[Start Data]

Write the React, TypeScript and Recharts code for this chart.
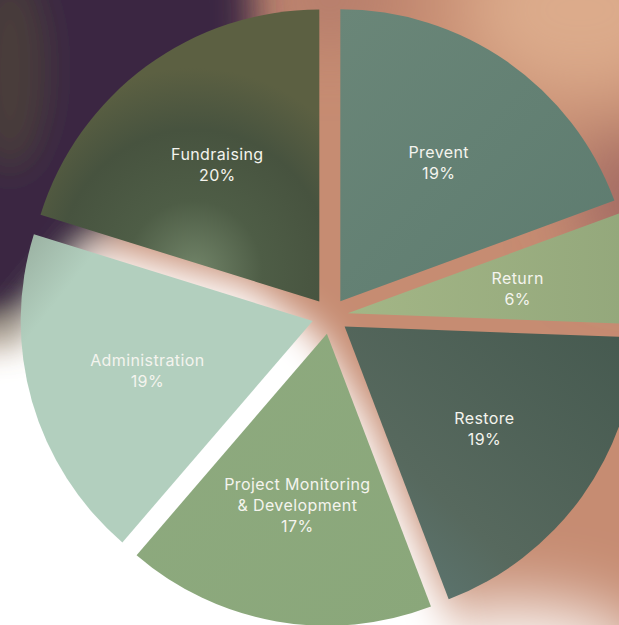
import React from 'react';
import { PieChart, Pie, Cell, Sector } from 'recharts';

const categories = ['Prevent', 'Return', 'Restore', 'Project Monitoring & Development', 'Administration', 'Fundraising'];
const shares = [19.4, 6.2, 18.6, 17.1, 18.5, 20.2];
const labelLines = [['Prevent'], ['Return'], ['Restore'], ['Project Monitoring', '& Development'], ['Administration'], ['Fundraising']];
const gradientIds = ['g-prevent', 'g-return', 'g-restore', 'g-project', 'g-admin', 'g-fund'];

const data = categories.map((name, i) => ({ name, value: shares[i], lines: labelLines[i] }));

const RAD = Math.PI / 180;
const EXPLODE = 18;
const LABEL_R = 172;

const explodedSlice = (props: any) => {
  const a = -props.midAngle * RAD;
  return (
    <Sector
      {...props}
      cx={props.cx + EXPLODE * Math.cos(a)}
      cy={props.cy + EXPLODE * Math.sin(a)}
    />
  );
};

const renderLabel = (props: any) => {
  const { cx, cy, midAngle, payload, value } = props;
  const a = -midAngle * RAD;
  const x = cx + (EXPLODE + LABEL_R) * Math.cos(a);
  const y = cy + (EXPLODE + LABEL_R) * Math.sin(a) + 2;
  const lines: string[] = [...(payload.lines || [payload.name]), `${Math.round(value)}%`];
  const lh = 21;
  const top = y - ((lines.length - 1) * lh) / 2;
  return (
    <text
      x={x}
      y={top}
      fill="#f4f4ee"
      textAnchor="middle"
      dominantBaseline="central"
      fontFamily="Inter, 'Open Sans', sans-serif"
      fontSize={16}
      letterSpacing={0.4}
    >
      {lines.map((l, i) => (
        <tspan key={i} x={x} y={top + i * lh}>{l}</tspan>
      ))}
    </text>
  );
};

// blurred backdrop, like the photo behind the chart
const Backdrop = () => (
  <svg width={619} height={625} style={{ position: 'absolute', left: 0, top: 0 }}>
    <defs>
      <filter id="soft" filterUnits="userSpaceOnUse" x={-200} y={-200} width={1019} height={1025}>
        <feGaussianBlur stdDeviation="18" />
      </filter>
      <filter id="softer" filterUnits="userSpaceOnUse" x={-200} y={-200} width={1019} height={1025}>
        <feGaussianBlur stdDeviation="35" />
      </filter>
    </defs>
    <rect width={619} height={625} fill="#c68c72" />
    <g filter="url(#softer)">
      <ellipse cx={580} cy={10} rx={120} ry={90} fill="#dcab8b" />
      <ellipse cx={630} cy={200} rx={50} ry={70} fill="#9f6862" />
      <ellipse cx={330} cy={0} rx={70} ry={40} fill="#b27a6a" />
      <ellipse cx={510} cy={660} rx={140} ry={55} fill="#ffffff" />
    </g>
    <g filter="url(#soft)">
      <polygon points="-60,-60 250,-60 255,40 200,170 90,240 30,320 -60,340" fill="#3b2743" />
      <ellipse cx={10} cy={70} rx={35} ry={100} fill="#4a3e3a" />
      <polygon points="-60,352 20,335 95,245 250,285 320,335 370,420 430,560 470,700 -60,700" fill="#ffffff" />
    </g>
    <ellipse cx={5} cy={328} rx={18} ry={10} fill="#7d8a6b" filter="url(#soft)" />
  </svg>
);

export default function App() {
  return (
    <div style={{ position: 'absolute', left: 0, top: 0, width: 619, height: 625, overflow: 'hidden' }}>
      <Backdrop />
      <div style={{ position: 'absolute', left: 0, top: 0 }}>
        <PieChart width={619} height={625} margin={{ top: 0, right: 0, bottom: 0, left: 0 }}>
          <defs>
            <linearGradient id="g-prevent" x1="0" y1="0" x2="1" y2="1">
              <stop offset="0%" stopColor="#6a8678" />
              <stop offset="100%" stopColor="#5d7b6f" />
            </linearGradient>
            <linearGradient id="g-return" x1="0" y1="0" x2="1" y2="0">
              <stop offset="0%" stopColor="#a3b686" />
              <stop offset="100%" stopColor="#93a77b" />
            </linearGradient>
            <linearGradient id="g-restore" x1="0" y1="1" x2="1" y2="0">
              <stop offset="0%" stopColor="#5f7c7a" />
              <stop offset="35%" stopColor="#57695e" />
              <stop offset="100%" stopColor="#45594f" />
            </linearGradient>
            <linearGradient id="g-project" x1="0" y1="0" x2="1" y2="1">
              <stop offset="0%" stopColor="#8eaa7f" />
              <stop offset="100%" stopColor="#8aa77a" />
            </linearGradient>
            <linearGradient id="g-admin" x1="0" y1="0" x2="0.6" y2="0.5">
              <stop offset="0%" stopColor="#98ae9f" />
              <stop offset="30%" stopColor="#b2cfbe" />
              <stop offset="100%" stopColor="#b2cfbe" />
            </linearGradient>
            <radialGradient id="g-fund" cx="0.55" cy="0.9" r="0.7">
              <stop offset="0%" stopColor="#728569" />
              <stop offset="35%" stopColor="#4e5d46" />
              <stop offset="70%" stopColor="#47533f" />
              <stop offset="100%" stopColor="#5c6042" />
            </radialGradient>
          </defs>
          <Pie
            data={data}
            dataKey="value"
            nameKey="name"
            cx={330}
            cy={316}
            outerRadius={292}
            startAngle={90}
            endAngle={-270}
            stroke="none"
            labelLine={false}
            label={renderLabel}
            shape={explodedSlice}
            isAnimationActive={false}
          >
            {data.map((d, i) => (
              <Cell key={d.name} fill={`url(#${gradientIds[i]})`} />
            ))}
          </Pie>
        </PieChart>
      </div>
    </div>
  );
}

[End Data]

> **Set problem**
Reproduce all of the data exactly; the pictures do not belong in the copy.

> **Answer to the task**
Write the React, TypeScript and Recharts code for this chart.
import React from 'react';
import { PieChart, Pie, Cell, Sector } from 'recharts';

const categories = ['Prevent', 'Return', 'Restore', 'Project Monitoring & Development', 'Administration', 'Fundraising'];
const shares = [19.4, 6.2, 18.6, 17.1, 18.5, 20.2];
const labelLines = [['Prevent'], ['Return'], ['Restore'], ['Project Monitoring', '& Development'], ['Administration'], ['Fundraising']];
const gradientIds = ['g-prevent', 'g-return', 'g-restore', 'g-project', 'g-admin', 'g-fund'];

const data = categories.map((name, i) => ({ name, value: shares[i], lines: labelLines[i] }));

const RAD = Math.PI / 180;
const EXPLODE = 18;
const LABEL_R = 172;

const explodedSlice = (props: any) => {
  const a = -props.midAngle * RAD;
  return (
    <Sector
      {...props}
      cx={props.cx + EXPLODE * Math.cos(a)}
      cy={props.cy + EXPLODE * Math.sin(a)}
    />
  );
};

const renderLabel = (props: any) => {
  const { cx, cy, midAngle, payload, value } = props;
  const a = -midAngle * RAD;
  const x = cx + (EXPLODE + LABEL_R) * Math.cos(a);
  const y = cy + (EXPLODE + LABEL_R) * Math.sin(a) + 2;
  const lines: string[] = [...(payload.lines || [payload.name]), `${Math.round(value)}%`];
  const lh = 21;
  const top = y - ((lines.length - 1) * lh) / 2;
  return (
    <text
      x={x}
      y={top}
      fill="#f4f4ee"
      textAnchor="middle"
      dominantBaseline="central"
      fontFamily="Inter, 'Open Sans', sans-serif"
      fontSize={16}
      letterSpacing={0.4}
    >
      {lines.map((l, i) => (
        <tspan key={i} x={x} y={top + i * lh}>{l}</tspan>
      ))}
    </text>
  );
};

// blurred backdrop, like the photo behind the chart
const Backdrop = () => (
  <svg width={619} height={625} style={{ position: 'absolute', left: 0, top: 0 }}>
    <defs>
      <filter id="soft" filterUnits="userSpaceOnUse" x={-200} y={-200} width={1019} height={1025}>
        <feGaussianBlur stdDeviation="18" />
      </filter>
      <filter id="softer" filterUnits="userSpaceOnUse" x={-200} y={-200} width={1019} height={1025}>
        <feGaussianBlur stdDeviation="35" />
      </filter>
    </defs>
    <rect width={619} height={625} fill="#c68c72" />
    <g filter="url(#softer)">
      <ellipse cx={580} cy={10} rx={120} ry={90} fill="#dcab8b" />
      <ellipse cx={630} cy={200} rx={50} ry={70} fill="#9f6862" />
      <ellipse cx={330} cy={0} rx={70} ry={40} fill="#b27a6a" />
      <ellipse cx={510} cy={660} rx={140} ry={55} fill="#ffffff" />
    </g>
    <g filter="url(#soft)">
      <polygon points="-60,-60 250,-60 255,40 200,170 90,240 30,320 -60,340" fill="#3b2743" />
      <ellipse cx={10} cy={70} rx={35} ry={100} fill="#4a3e3a" />
      <polygon points="-60,352 20,335 95,245 250,285 320,335 370,420 430,560 470,700 -60,700" fill="#ffffff" />
    </g>
    <ellipse cx={5} cy={328} rx={18} ry={10} fill="#7d8a6b" filter="url(#soft)" />
  </svg>
);

export default function App() {
  return (
    <div style={{ position: 'absolute', left: 0, top: 0, width: 619, height: 625, overflow: 'hidden' }}>
      <Backdrop />
      <div style={{ position: 'absolute', left: 0, top: 0 }}>
        <PieChart width={619} height={625} margin={{ top: 0, right: 0, bottom: 0, left: 0 }}>
          <defs>
            <linearGradient id="g-prevent" x1="0" y1="0" x2="1" y2="1">
              <stop offset="0%" stopColor="#6a8678" />
              <stop offset="100%" stopColor="#5d7b6f" />
            </linearGradient>
            <linearGradient id="g-return" x1="0" y1="0" x2="1" y2="0">
              <stop offset="0%" stopColor="#a3b686" />
              <stop offset="100%" stopColor="#93a77b" />
            </linearGradient>
            <linearGradient id="g-restore" x1="0" y1="1" x2="1" y2="0">
              <stop offset="0%" stopColor="#5f7c7a" />
              <stop offset="35%" stopColor="#57695e" />
              <stop offset="100%" stopColor="#45594f" />
            </linearGradient>
            <linearGradient id="g-project" x1="0" y1="0" x2="1" y2="1">
              <stop offset="0%" stopColor="#8eaa7f" />
              <stop offset="100%" stopColor="#8aa77a" />
            </linearGradient>
            <linearGradient id="g-admin" x1="0" y1="0" x2="0.6" y2="0.5">
              <stop offset="0%" stopColor="#98ae9f" />
              <stop offset="30%" stopColor="#b2cfbe" />
              <stop offset="100%" stopColor="#b2cfbe" />
            </linearGradient>
            <radialGradient id="g-fund" cx="0.55" cy="0.9" r="0.7">
              <stop offset="0%" stopColor="#728569" />
              <stop offset="35%" stopColor="#4e5d46" />
              <stop offset="70%" stopColor="#47533f" />
              <stop offset="100%" stopColor="#5c6042" />
            </radialGradient>
          </defs>
          <Pie
            data={data}
            dataKey="value"
            nameKey="name"
            cx={330}
            cy={316}
            outerRadius={292}
            startAngle={90}
            endAngle={-270}
            stroke="none"
            labelLine={false}
            label={renderLabel}
            shape={explodedSlice}
            isAnimationActive={false}
          >
            {data.map((d, i) => (
              <Cell key={d.name} fill={`url(#${gradientIds[i]})`} />
            ))}
          </Pie>
        </PieChart>
      </div>
    </div>
  );
}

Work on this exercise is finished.